Bring it on Mr Deputy Speaker! Bring it on!

The Morrison system has failed parents.

It has created a financial disincentive for many second wage earners to work full time or grow their business.

An Albanese Labor Government, will fix Australia’s broken child care system - no family will be worse off.

This is not a welfare measure – this is about making sure more women are participating in work, growing their regional businesses and unlocking their economic potential.

Mr Deputy Speaker, this week in Yass, the Labor team spoke of early education as being part of every child’s life.

In the same way that kids go to school when they are 5, all children should have access to early education - when the foundations of their ‘future selves’ is being laid down in their head, heart and hands.
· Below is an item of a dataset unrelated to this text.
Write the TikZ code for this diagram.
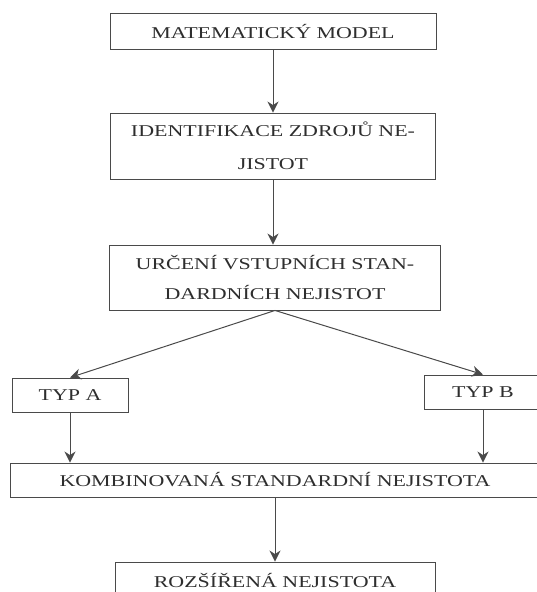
\documentclass[tikz,border=0pt]{standalone}
\usepackage{fontspec}
\setmainfont{Liberation Serif}[FakeStretch=1.33]
\usetikzlibrary{arrows.meta}
\definecolor{ink}{HTML}{2E2E2E}
\definecolor{edge}{HTML}{4A4A4A}
\tikzset{
  box/.style={draw=edge, line width=0.9pt, inner sep=0pt, text=ink, align=center,
    font=\fontsize{16.5}{33}\selectfont},
  arr/.style={draw=edge, line width=1pt, -{Stealth[length=11pt,width=11pt,inset=3.5pt]}},
}
\begin{document}
\begin{tikzpicture}[x=1pt,y=-1pt]
\useasboundingbox (0,0) rectangle (537,592);
\fill[white] (0,0) rectangle (537,592);
\clip (0,0) rectangle (537,592);
\node[box, minimum width=326pt, minimum height=36pt] (b1) at (273,31) {MATEMATICKÝ MODEL};
\node[box, minimum width=325pt, minimum height=66pt] (b2) at (273,146) {IDENTIFIKACE ZDROJŮ NE-\\JISTOT};
\node[box, minimum width=331pt, minimum height=65pt, font=\fontsize{16.5}{30}\selectfont] (b3) at (275,277.5) {URČENÍ VSTUPNÍCH STAN-\\DARDNÍCH NEJISTOT};
\node[box, minimum width=116pt, minimum height=34pt] (ta) at (70,395) {TYP A};
\node[box, minimum width=118pt, minimum height=34pt] (tb) at (483,392) {TYP B};
\node[box, minimum width=530pt, minimum height=34pt] (k) at (275,480) {KOMBINOVANÁ STANDARDNÍ NEJISTOTA};
\node[box, minimum width=320pt, minimum height=36pt] (r) at (275,580) {ROZŠÍŘENÁ NEJISTOTA};
\draw[arr] (b1.south) -- (b2.north);
\draw[arr] (b2.south) -- (b2.south |- b3.north);
\draw[arr] (b3.south) -- (ta.north);
\draw[arr] (b3.south) -- (tb.north);
\draw[arr] (ta.south) -- (ta.south |- k.north);
\draw[arr] (tb.south) -- (tb.south |- k.north);
\draw[arr] (r.north |- k.south) -- (r.north);
\end{tikzpicture}
\end{document}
As Mr Albanese said on Monday “the human brain develops 90% of its capacity in those first five years of life.”

And yet child care fees for parents in Tumut and Tumbarumba have gone up by 12.3 per cent in the last 12 months.

If you can’t afford it, your kids miss out.

If you want to work more you are penalised – that is the reality of how this government’s child care system works – or more to the point how it doesn’t work!

When they had a chance to fix it and deliver renewal and recovery in the recent budget, they failed to see the opportunity.

If this government is serious about creating jobs – create jobs in child care, use child care to unlock jobs, use child care to empower women to grow their businesses.  

Please start in Cooma, even before Snowy 2.0, Mums and Dads in Cooma were struggling to access the childcare places they needed.

The potential of the care economy in Australia’s recovery is clear for all to see – an Albanese Government will make it happen.